Find each line with the string "image" and report it.
---+---
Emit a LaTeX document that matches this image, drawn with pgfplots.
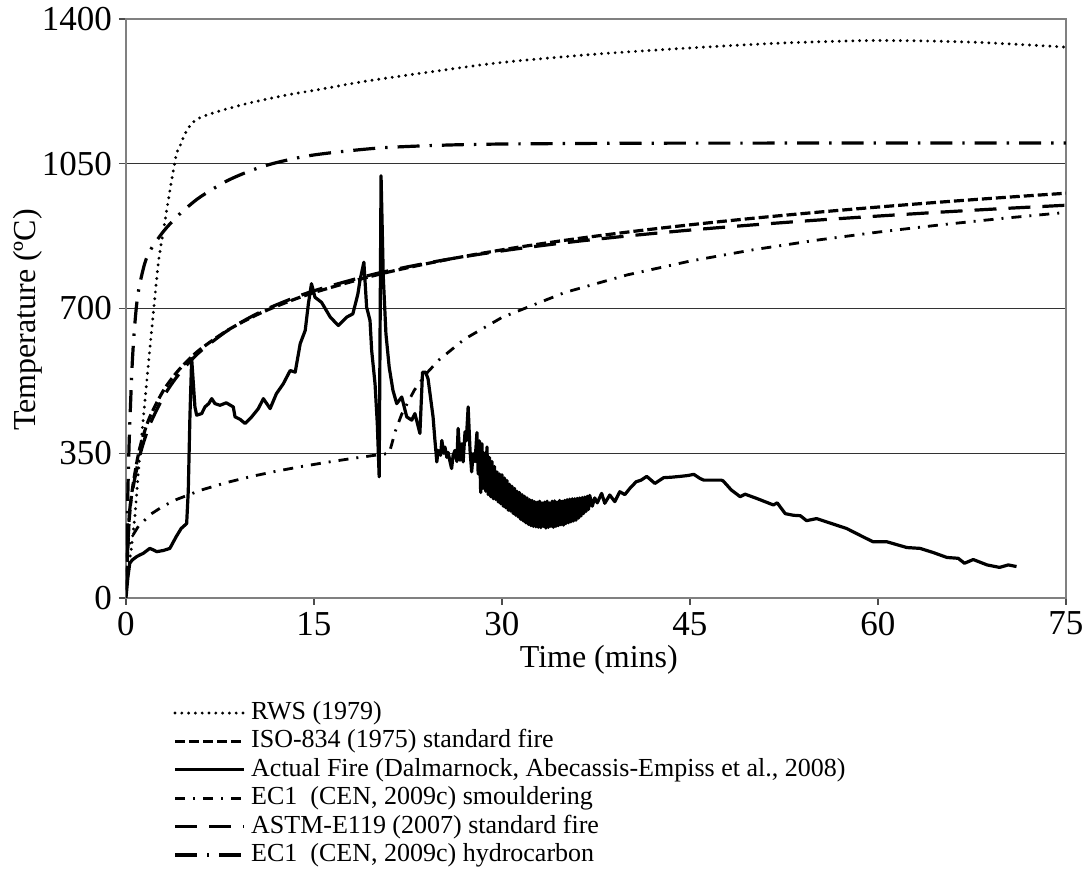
\documentclass[border=0pt]{standalone}
\usepackage{fontspec}
\setmainfont{Liberation Serif}
\usepackage{pgfplots}
\pgfplotsset{compat=1.18}
\begin{document}
\begin{tikzpicture}
\path[use as bounding box] (-63pt,-137pt) rectangle (478.5pt,299pt);
\begin{axis}[
  scale only axis, width=470pt, height=289.5pt,
  xmin=0, xmax=75, ymin=0, ymax=1400,
  xtick={0,15,30,45,60,75}, ytick={0,350,700,1050,1400},
  ymajorgrids, grid style={black!80, line width=0.5pt},
  axis line style={black!50, line width=0.9pt},
  tick align=outside, major tick length=3.5pt,
  tick style={black!70, line width=0.6pt},
  xtick pos=left, ytick pos=left,
  /pgf/number format/assume math mode=true,
  /pgf/number format/1000 sep={},
  tick label style={font=\fontsize{17.5}{20}\selectfont},
  xlabel={Time (mins)}, ylabel={Temperature (ºC)},
  label style={font=\fontsize{16}{19}\selectfont},
  ylabel style={at={(axis description cs:-0.104,0.48)}, anchor=center},
  xlabel style={at={(axis description cs:0.503,-0.107)}, anchor=center},
  legend style={at={(0.05,-0.1735)}, anchor=north west, draw=none, fill=none,
    font=\fontsize{13}{15}\selectfont, row sep=0pt, inner sep=0pt,
    nodes={inner sep=1.3pt, text height=9pt, text depth=2.6pt}},
  legend cell align=left,
  legend image code/.code={\draw[#1] (0pt,0pt) -- (34.5pt,0pt); \path (36pt,0pt);},
]
% RWS (1979)
\addplot[black, line width=1.6pt, line cap=round, dash pattern=on 0pt off 3.4pt, smooth] coordinates {
(0,20)(0.3,90)(0.7,195)(1,310)(1.4,440)(1.8,570)(2.2,695)(2.6,815)(3,890)(3.5,985)(4,1070)(4.3,1092)(4.7,1122)(5.2,1146)(5.7,1158)(6.2,1165)(7.5,1178)(10,1198)(12.8,1216)(15.5,1230)(19.2,1250)(25,1275)(30,1295)(37.5,1315)(45,1330)(52.5,1342)(60,1348)(67.5,1344)(75,1332)};
\addlegendentry{RWS (1979)}
% ISO-834
\addplot[black, line width=1.6pt, dash pattern=on 5pt off 2pt, smooth] coordinates {
(0,20)(0.25,184.6)(0.5,261.2)(1,349.2)(1.5,404.3)(2,444.5)(3,502.3)(4,543.9)(5,576.4)(6,603.1)(8,645.4)(10,678.4)(12,705.4)(15,738.6)(20,781.3)(25,814.6)(30,841.8)(35,864.8)(40,884.7)(45,902.3)(50,918.1)(55,932.3)(60,945.3)(65,957.3)(70,968.4)(75,978.7)};
\addlegendentry{ISO-834 (1975) standard fire}
% Actual fire
\addplot[black, line width=1.6pt, line join=round] coordinates {
(0,0)(0.15,50)(0.3,84)(0.5,92)(0.85,100)(1.1,104)(1.38,108)(1.9,120)(2.2,116)(2.45,112)(3.0,115)(3.5,120)(4.0,148)(4.4,168)(4.84,180)(4.97,260)(5.1,438)(5.24,579)(5.5,462)(5.64,442)(6.04,446)(6.3,462)(6.6,470)(6.84,482)(7.1,470)(7.5,466)(8.0,472)(8.56,462)(8.7,438)(9.1,432)(9.5,422)(10.03,438)(10.56,458)(10.96,482)(11.5,458)(12.0,494)(12.55,518)(13.1,550)(13.5,546)(13.9,615)(14.3,647)(14.55,711)(14.8,760)(15.08,727)(15.6,715)(16.3,679)(16.94,659)(17.6,679)(18.1,687)(18.5,735)(18.67,768)(18.98,812)(19.2,703)(19.47,671)(19.6,599)(19.87,518)(20.05,422)(20.2,293)(20.35,1021)(20.53,775)(20.74,639)(21.0,558)(21.3,502)(21.6,470)(22.0,486)(22.4,438)(22.8,430)(23.05,446)(23.45,398)(23.66,546)(23.9,546)(24.1,530)(24.5,438)(24.65,381)(24.8,329)(24.9,357)(25.1,345)(25.2,381)(25.35,350)(25.45,365)(25.6,340)(25.7,352)(25.85,330)(25.98,313)(26.1,345)(26.25,357)(26.4,330)(26.5,410)(26.65,333)(26.8,373)(26.9,329)(27.05,402)(27.15,380)(27.3,462)(27.45,357)(27.58,305)(27.7,349)(27.85,330)(28.0,400)(28.1,300)(28.2,380)(28.3,255)(28.4,373)(28.5,265)(28.6,350)(28.7,258)(28.8,365)(28.9,250)(29.0,340)(29.1,245)(29.2,330)(29.3,240)(29.4,318)(29.5,238)(29.6,305)(29.7,232)(29.8,300)(29.9,228)(30.0,298)(30.1,222)(30.2,290)(30.3,218)(30.4,284)(30.5,212)(30.6,275)(30.7,210)(30.8,270)(30.9,204)(31.0,265)(31.1,200)(31.2,258)(31.3,196)(31.4,255)(31.5,190)(31.6,250)(31.7,186)(31.8,246)(31.9,182)(32.0,242)(32.1,178)(32.2,238)(32.3,175)(32.4,236)(32.5,173)(32.6,233)(32.7,172)(32.8,232)(32.9,171)(33.0,234)(33.1,170)(33.2,230)(33.3,173)(33.4,232)(33.5,169)(33.6,234)(33.7,171)(33.8,230)(33.9,173)(34.0,234)(34.1,171)(34.2,235)(34.3,173)(34.4,232)(34.5,175)(34.6,236)(34.7,177)(34.8,234)(34.9,176)(35.0,236)(35.1,180)(35.2,238)(35.3,182)(35.4,239)(35.5,184)(35.6,240)(35.7,186)(35.8,240)(35.9,188)(36.0,241)(36.1,193)(36.2,242)(36.3,198)(36.4,243)(36.5,204)(36.6,244)(36.7,209)(36.8,246)(36.9,214)(37.0,248)(37.2,222)(37.4,242)(37.6,230)(37.95,253)(38.2,229)(38.6,249)(39.0,233)(39.4,257)(39.8,250)(40.2,265)(40.7,281)(41.1,285)(41.55,294)(42.2,277)(42.9,291)(43.5,292)(44.2,294)(44.8,296)(45.3,299)(45.8,289)(46.1,285)(47.5,285)(47.65,283)(48.3,261)(49.0,245)(49.4,251)(50.3,241)(51.65,225)(51.96,230)(52.6,204)(53.25,200)(53.8,199)(54.3,187)(55.1,192)(56.4,179)(57.5,168)(58.8,148)(59.6,136)(60.7,136)(62.3,122)(63.35,120)(64.4,110)(65.5,98)(66.4,96)(66.9,84)(67.6,93)(68.7,80)(69.7,74)(70.4,80)(71.05,76)};
\addlegendentry{Actual Fire (Dalmarnock, Abecassis-Empiss et al., 2008)}
% EC1 smouldering
\addplot[black, line width=1.4pt, dash pattern=on 5pt off 4pt on 1pt off 4pt] coordinates {
(0,20)(0.1,106.6)(0.25,128.9)(0.5,149.5)(1,174)(2,203.1)(3,222.7)(4,237.8)(6,261.0)(8,279.0)(10,293.9)(12,306.6)(14,317.9)(16,328)(18,337.2)(20,345.7)(21,349.7)(21.5,404.3)(22,444.5)(23,502.3)(24,543.9)(25,576.4)(27,625.8)(30,678.4)(35,738.6)(40,781.3)(45,814.6)(50,841.8)(55,864.8)(60,884.7)(65,902.3)(70,918.1)(75,932.3)};
\addlegendentry{EC1\ \ (CEN, 2009c) smouldering}
% ASTM-E119
\addplot[black, line width=1.6pt, dash pattern=on 11pt off 6pt, smooth] coordinates {
(0,20)(0.25,194)(0.5,255.3)(1,332.6)(1.5,385.3)(2,426.1)(3,487.1)(4,532.5)(5,568.5)(6,598.1)(8,644.6)(10,680.3)(12,708.8)(15,742.8)(20,784.6)(25,815.3)(30,839.3)(35,858.9)(40,875.3)(45,889.6)(50,902.1)(55,913.4)(60,923.5)(65,933)(70,941.7)(75,949.7)};
\addlegendentry{ASTM-E119 (2007) standard fire}
% EC1 hydrocarbon
\addplot[black, line width=1.6pt, dash pattern=on 11pt off 5pt on 1.2pt off 5pt, smooth] coordinates {
(0,20)(0.1,187.1)(0.25,373.2)(0.5,568.2)(0.75,678.6)(1,743.2)(1.5,809.6)(2,843.8)(3,886.8)(4,920.1)(5,947.7)(6,971.2)(8,1007.7)(10,1033.9)(12,1052.7)(15,1071.3)(20,1087.6)(25,1094.6)(30,1097.7)(40,1099.6)(50,1099.9)(60,1100)(75,1100)};
\addlegendentry{EC1\ \ (CEN, 2009c) hydrocarbon}
\end{axis}
\end{tikzpicture}
\end{document}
---+---
▸ **Written solution**:
Emit a LaTeX document that matches this image, drawn with pgfplots.
  legend image code/.code={\draw[#1] (0pt,0pt) -- (34.5pt,0pt); \path (36pt,0pt);},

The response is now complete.